Status: cueing the next chapter.

Buy a House With a Yard

I can see this one clearly.

There is a house with enough room to breathe and a yard that makes being home feel like its own small adventure. The yard contains a Jacuzzi and a sauna, because recovery deserves infrastructure.

There is also a Golden Retriever.

This dream is partly about property, but mostly about creating a home where life can expand: room for Joy, friends, family, animals, post-run recovery, summer evenings, and weekends that do not require going anywhere.

I have traveled enough to understand the value of having somewhere wonderful to stay.

Status: not yet, but the backyard specification is remarkably complete.

The Life Is Already Happening

Looking at this list, I could focus on what remains unfinished.

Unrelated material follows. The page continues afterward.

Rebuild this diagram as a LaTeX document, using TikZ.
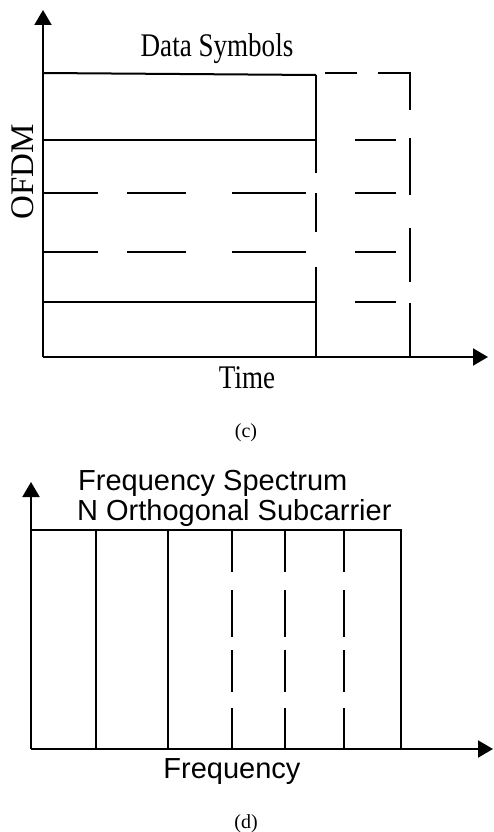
\documentclass[tikz,border=0pt]{standalone}
\usepackage{fontspec}
\setmainfont{Liberation Serif}
\setsansfont{Liberation Sans}
\usetikzlibrary{arrows.meta}
\tikzset{
  axis/.style={-{Triangle[length=15pt,width=17pt]}, line width=2pt},
  sig/.style={line width=2pt},
  tone/.style={line width=2.6pt},
  lbl/.style={font=\fontsize{33}{36}\selectfont, inner sep=0pt},
  sflbl/.style={font=\sffamily\fontsize{29}{30}\selectfont, inner sep=0pt},
  caplbl/.style={font=\fontsize{20}{22}\selectfont, inner sep=0pt}
}
\newcommand{\narrow}[1]{\scalebox{0.82}[1]{#1}}

\begin{document}
\begin{tikzpicture}[x=1pt,y=-1pt]
\useasboundingbox (0,0) rectangle (493,832);
% (c) symbols in time
\coordinate (o1) at (43,357);
\coordinate (ytip1) at (43,10);
\coordinate (xtip1) at (488,357);
\draw[axis] (o1) -- (ytip1);
\draw[axis] (o1) -- (xtip1);
\draw[sig] (43,73) -- (316,75);
\foreach \y in {140,302}{
  \draw[sig] (43,\y) -- (316,\y);
  \draw[sig] (355,\y) -- (396,\y);
}
\foreach \y in {193,252}{
  \draw[sig, dash pattern=on 55pt off 29pt on 59pt off 46pt on 74pt off 49pt on 41pt off 20pt] (43,\y) -- (396,\y);
}
\draw[sig, dash pattern=on 98pt off 20pt on 39pt off 35pt on 90pt off 10pt] (316,75) -- (316,357);
\draw[sig, miter limit=4, dash pattern=on 32pt off 21pt on 69pt off 28pt on 57pt off 33pt on 54pt off 21pt on 54pt off 10pt] (325,73) -- (410,73) -- (410,357);
\node[lbl, anchor=base] (datalbl) at (217,57) {\narrow{Data Symbols}};
\node[lbl, rotate=90] (ofdmlbl) at (23,172) {OFDM};
\node[lbl, anchor=base] (timelbl) at (247,388) {\narrow{Time}};
\node[caplbl] (capc) at (246,433) {(c)};
% (d) subcarriers in frequency
\coordinate (o2) at (31,749);
\coordinate (ytip2) at (31,482);
\coordinate (xtip2) at (493,749);
\draw[axis] (o2) -- (ytip2);
\draw[axis] (o2) -- (xtip2);
\draw[tone] (31,530) -- (401,530) -- (401,749);
\foreach \x in {96,168}{\draw[tone] (\x,530) -- (\x,749);}
\foreach \x in {232,285,344}{
  \draw[tone, dash pattern=on 42pt off 18pt on 47pt off 13pt on 42pt off 16pt on 41pt off 10pt] (\x,530) -- (\x,749);
}
\node[sflbl, anchor=base west] (speclbl) at (78,490) {Frequency Spectrum};
\node[sflbl, anchor=base west] (sublbl) at (77,520) {N Orthogonal Subcarrier};
\node[sflbl, anchor=base] (freqlbl) at (232,778) {Frequency};
\node[caplbl] (capd) at (246,824) {(d)};
\end{tikzpicture}
\end{document}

I have not founded the company, earned a pilot’s license, mastered storytelling, become a DJ, or built the sauna-centered Golden Retriever habitat.

But that would miss the more important truth.

I traveled the world. I found Joy. I built a career in AI. I ran the miles. I started creating my own products. I learned to fly a drone. I built a life full of work, movement, curiosity, love, and stories that I now need to get better at telling.

Goals are useful because they point forward. Gratitude is useful because it lets me see that I am already standing inside a life I once hoped to reach.

The remaining boxes do not represent a life that has not started yet. They are invitations to keep building the one that is already here.